Sunday, April 15, 2012

Momaholic: Crazy Confessions of a Helicopter Parent by Dena Higley

Momaholic, Crazy Confessions of a Helicopter Parent by Dena Higley was a great quick read, easy to read and I really wanted to keep reading it. It's not a Bible study, not a self-help book, not a "beating up of oneself" type book--but rather a story/group of stories from the life of a rather regular mom. Well, she's a bit irregular in that her job is/was writing soap operas, and a bit extraordinary in that she has four children, two of whom are adopted, two of whom are handicapped in some way. But these aside, she really resonates with "regular" women and moms.

Dena is a very entertaining writer (well, she's trained and experienced, right?!), infusing all the situations with a kind of self-deprecating humor. She begins the book with a description of a huge crash in her life and goes on to explain some of what led up to that. She introduces each of her children and talks about each of them and her role in their lives. She discusses her job, her faith, and crises that occurred in her life. Yes, she did learn and grow from them and she shares how God is working in her throughout all of this.

One of the quotes I especially liked was, "That's what I want for my children. Not success in athletics or academics or the arts, but simply to have a sense of self built on a love for their Maker so they can venture anything, face anything. All in all, not a bad dream for any of us to have." Another thing that spoke to me was when she spoke of wondering why, when she had such huge burdens and troubles and crises, why didn't her husband and children help her out? Her conclusion was that since forever she had been a "show no weakness" kind of mom who does it all without showing anyone how tough it may be for her--so then in the time when she most needed help, they just naturally assumed that she can also handle it all. I know I tend toward that; I had never thought about it in that sense.

The phrase used occasionally (and on the cover of the book) "Helicopter parent" annoys me. (not just in this book, but all the time) To me it seems to minimize the responsible parenting and call it a silly name and insinuate that we shouldn't be so close/tight with them . . .but I understand that controlling-ness is what is negative.

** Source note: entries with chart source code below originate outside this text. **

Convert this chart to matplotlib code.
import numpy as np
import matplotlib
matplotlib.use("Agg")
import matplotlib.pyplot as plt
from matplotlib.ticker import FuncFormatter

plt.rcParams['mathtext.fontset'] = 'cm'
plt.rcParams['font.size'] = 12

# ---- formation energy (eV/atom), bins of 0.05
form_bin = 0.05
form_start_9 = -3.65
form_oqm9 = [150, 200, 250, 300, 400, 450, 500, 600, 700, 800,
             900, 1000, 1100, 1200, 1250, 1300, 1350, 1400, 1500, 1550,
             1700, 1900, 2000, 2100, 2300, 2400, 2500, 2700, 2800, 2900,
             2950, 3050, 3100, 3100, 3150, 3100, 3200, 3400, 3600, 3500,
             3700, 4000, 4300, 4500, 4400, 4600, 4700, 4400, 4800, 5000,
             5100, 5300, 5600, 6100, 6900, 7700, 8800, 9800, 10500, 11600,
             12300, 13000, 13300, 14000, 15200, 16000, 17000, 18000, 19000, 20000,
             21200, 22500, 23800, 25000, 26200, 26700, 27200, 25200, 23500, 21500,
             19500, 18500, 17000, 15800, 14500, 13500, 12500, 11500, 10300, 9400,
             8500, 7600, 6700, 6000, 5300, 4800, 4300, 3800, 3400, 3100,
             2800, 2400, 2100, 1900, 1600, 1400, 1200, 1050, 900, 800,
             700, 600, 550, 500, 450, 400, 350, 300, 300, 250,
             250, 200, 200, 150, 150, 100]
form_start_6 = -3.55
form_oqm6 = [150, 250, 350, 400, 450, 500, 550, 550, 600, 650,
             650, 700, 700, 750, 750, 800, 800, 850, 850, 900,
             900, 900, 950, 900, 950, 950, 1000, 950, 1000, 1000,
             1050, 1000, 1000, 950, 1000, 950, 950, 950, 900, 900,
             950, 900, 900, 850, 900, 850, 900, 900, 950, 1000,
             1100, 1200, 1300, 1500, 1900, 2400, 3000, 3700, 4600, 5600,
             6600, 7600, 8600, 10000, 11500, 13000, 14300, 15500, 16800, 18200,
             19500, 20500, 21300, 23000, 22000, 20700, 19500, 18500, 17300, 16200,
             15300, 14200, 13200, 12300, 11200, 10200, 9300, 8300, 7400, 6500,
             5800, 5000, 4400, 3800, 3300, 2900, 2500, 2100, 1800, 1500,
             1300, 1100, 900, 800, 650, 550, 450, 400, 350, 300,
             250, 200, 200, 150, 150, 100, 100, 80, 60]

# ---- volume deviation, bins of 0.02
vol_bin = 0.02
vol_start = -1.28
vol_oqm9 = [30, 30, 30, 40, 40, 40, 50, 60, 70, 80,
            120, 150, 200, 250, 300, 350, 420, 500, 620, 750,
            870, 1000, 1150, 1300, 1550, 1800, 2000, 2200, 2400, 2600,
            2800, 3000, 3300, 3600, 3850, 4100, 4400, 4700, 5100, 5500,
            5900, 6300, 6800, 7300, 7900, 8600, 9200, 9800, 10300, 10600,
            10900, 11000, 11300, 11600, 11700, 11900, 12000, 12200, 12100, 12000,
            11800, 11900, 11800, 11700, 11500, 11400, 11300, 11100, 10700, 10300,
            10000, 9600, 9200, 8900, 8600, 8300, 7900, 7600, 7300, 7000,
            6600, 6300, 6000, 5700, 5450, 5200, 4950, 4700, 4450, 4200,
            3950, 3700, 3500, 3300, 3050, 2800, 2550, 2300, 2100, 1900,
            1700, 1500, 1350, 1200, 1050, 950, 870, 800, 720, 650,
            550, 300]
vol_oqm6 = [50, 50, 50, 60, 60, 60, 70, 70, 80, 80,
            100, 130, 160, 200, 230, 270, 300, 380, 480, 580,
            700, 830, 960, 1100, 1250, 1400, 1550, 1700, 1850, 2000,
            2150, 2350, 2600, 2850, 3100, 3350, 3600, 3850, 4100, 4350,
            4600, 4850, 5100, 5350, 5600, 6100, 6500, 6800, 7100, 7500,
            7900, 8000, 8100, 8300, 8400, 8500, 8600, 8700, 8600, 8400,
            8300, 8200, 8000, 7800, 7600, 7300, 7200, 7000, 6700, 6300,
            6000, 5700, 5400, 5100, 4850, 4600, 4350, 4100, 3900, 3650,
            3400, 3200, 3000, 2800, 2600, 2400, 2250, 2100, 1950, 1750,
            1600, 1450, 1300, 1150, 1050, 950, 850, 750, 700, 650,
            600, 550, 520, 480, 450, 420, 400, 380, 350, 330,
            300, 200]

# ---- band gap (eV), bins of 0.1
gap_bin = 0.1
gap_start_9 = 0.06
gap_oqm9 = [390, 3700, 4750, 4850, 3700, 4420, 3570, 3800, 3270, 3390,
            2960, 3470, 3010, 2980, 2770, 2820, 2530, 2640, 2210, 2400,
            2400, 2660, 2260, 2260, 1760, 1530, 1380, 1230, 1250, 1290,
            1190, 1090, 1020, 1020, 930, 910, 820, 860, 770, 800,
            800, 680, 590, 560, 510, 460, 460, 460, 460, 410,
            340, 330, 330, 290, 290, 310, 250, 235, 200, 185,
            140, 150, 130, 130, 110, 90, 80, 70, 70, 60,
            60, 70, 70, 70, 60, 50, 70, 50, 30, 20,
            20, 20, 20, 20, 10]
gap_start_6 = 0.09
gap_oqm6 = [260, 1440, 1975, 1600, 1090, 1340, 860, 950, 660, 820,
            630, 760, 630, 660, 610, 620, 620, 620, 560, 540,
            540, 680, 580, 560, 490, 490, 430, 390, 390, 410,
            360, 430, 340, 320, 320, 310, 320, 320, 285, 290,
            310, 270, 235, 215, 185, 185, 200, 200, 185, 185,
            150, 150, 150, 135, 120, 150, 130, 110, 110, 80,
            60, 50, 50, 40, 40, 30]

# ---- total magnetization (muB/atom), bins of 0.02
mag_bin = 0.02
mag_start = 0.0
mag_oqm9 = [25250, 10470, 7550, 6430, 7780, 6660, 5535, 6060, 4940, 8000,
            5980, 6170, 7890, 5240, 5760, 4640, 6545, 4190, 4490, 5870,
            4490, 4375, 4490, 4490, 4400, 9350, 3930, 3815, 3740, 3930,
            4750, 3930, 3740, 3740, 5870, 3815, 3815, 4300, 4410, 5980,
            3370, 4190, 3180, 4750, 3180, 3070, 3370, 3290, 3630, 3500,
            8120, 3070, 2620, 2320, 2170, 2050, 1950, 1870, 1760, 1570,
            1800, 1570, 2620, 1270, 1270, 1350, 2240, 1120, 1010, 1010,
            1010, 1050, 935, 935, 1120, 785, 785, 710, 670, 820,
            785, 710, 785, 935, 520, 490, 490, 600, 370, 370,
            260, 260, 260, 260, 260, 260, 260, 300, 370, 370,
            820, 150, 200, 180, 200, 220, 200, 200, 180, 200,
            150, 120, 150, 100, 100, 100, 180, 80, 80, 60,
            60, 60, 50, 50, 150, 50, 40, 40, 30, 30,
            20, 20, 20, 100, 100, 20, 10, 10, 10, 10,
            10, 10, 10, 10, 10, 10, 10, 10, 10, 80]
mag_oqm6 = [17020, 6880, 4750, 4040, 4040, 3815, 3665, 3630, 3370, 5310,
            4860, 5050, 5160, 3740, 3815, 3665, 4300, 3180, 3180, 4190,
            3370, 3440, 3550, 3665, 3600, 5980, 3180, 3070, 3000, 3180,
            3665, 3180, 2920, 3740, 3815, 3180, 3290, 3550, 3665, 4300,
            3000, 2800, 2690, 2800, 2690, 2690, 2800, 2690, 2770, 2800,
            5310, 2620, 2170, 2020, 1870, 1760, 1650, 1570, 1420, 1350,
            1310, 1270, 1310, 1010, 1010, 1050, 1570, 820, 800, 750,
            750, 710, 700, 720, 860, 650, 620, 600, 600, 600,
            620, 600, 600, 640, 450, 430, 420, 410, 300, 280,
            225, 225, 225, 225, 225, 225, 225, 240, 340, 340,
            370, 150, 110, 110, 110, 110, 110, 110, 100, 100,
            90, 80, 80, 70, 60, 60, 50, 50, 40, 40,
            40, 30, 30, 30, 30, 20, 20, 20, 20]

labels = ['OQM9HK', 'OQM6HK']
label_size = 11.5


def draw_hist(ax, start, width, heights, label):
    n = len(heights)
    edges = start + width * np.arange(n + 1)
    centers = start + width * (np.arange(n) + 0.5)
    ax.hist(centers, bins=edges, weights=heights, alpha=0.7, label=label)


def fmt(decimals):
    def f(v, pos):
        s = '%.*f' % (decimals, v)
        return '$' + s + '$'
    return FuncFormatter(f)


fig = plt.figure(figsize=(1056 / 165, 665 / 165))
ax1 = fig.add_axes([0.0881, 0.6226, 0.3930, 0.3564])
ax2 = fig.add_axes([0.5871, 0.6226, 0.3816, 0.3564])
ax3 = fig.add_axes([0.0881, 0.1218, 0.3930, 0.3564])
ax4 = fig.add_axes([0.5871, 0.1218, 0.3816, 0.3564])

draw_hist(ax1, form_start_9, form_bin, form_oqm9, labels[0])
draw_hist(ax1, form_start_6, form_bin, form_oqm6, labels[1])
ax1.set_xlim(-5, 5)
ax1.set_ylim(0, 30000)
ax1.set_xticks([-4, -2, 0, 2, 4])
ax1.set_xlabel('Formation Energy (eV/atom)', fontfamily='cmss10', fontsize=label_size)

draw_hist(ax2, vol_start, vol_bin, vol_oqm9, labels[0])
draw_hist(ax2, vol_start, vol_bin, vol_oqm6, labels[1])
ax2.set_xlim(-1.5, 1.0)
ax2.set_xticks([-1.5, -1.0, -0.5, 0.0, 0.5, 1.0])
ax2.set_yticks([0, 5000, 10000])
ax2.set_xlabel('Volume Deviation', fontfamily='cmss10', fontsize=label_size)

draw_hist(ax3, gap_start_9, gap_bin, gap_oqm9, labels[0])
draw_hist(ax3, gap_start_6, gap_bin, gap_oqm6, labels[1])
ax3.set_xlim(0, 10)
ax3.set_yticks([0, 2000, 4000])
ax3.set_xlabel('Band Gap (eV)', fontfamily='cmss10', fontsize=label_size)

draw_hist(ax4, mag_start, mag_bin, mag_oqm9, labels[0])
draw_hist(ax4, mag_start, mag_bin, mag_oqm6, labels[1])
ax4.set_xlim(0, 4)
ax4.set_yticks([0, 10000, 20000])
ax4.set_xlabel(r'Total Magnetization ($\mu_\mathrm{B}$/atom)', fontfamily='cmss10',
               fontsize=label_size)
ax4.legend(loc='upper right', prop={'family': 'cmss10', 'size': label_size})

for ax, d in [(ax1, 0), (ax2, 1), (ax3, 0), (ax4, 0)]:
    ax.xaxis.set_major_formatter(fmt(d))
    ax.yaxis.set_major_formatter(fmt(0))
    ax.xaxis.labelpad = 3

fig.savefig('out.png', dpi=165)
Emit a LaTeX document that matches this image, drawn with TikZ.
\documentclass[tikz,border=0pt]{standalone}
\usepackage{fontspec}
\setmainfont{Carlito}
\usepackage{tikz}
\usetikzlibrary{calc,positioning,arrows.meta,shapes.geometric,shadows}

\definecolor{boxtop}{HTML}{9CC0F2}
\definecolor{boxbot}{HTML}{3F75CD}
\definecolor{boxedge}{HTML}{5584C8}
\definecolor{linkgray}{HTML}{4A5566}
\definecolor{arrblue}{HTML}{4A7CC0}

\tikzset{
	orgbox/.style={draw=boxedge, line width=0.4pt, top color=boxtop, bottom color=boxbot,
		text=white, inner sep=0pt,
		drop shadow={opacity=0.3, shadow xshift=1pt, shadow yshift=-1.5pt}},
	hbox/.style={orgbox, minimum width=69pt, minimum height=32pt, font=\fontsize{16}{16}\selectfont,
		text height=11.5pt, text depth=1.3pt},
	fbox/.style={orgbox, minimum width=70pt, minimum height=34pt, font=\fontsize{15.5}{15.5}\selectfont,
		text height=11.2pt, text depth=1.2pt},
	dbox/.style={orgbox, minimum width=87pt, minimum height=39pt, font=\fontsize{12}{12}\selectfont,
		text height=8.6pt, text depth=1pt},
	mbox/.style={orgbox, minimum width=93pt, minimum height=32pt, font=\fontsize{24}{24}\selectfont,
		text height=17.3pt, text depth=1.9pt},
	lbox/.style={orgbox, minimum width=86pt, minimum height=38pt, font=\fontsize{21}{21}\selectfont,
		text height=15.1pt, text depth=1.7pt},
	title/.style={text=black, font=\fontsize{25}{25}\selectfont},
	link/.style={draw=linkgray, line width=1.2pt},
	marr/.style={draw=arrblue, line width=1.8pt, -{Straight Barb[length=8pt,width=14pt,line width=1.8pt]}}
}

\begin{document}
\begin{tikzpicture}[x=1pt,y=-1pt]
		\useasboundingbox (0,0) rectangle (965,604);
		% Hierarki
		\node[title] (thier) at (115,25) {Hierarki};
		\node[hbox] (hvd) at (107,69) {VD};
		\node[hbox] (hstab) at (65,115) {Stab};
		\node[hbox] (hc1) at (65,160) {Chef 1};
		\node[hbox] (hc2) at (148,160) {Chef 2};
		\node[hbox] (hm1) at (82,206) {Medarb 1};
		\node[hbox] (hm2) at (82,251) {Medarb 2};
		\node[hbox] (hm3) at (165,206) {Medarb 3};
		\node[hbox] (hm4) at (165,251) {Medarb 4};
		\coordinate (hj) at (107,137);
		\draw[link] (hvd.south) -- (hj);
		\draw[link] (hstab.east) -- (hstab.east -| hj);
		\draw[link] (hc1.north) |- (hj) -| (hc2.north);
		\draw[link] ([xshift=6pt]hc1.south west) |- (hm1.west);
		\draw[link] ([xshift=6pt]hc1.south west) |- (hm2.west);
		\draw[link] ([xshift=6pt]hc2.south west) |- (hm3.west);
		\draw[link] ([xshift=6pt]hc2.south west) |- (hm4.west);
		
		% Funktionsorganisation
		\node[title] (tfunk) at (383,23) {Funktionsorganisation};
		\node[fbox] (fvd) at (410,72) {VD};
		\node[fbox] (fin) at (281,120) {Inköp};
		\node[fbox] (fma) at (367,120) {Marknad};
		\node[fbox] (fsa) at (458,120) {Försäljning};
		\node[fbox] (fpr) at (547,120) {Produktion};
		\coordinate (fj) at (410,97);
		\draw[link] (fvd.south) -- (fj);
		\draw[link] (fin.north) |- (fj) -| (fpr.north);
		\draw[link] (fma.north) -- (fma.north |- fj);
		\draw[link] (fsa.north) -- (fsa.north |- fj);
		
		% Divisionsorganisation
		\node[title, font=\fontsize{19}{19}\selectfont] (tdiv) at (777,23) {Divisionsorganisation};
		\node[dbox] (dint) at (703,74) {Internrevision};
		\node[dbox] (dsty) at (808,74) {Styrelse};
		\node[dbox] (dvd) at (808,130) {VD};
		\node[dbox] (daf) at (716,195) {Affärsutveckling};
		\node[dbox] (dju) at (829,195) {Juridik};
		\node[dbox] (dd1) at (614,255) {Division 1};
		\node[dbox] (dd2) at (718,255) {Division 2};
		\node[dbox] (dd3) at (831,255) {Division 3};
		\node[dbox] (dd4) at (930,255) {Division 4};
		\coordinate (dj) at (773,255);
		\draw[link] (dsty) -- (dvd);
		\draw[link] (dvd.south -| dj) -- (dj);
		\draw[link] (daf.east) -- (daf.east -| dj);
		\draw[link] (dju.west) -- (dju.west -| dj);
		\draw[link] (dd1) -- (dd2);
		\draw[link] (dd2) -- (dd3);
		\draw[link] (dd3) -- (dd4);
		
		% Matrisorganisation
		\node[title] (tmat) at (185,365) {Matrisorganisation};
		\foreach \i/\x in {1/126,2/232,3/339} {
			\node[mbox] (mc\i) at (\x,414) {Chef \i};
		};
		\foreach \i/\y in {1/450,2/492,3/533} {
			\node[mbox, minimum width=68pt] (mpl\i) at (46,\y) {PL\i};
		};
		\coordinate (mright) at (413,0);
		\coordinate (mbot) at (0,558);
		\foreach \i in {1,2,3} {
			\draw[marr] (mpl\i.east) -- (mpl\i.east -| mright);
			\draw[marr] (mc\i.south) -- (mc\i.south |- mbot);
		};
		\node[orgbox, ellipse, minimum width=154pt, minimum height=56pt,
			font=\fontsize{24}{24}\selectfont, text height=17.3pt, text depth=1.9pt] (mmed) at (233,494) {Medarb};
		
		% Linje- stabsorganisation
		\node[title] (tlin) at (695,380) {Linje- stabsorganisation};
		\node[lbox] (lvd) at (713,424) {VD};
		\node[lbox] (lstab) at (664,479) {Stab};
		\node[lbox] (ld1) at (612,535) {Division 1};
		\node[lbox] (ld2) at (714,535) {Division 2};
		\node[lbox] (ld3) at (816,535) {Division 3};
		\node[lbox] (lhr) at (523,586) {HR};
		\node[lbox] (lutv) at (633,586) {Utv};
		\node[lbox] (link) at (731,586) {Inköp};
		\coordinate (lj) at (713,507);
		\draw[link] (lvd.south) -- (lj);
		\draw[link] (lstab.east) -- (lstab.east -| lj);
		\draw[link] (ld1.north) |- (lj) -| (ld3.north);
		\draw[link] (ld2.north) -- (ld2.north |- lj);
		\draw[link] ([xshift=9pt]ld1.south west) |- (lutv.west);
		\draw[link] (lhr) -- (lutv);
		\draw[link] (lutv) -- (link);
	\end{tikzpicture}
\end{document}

So, just a little annoying thing.

Altogether, this book was a wonderful read. It was not necessarily too spiritual, but definitely pointed directly to relying on God's help and prayer. I surely enjoyed reading it. I'd recommend it to any mom. It'd make a great gift too--or lend it out! It's an easy way to introduce God's workings in our lives to a non-Christian mom too.

I received a free copy of this book in exchange for my honest review. I was not required to write a positive review.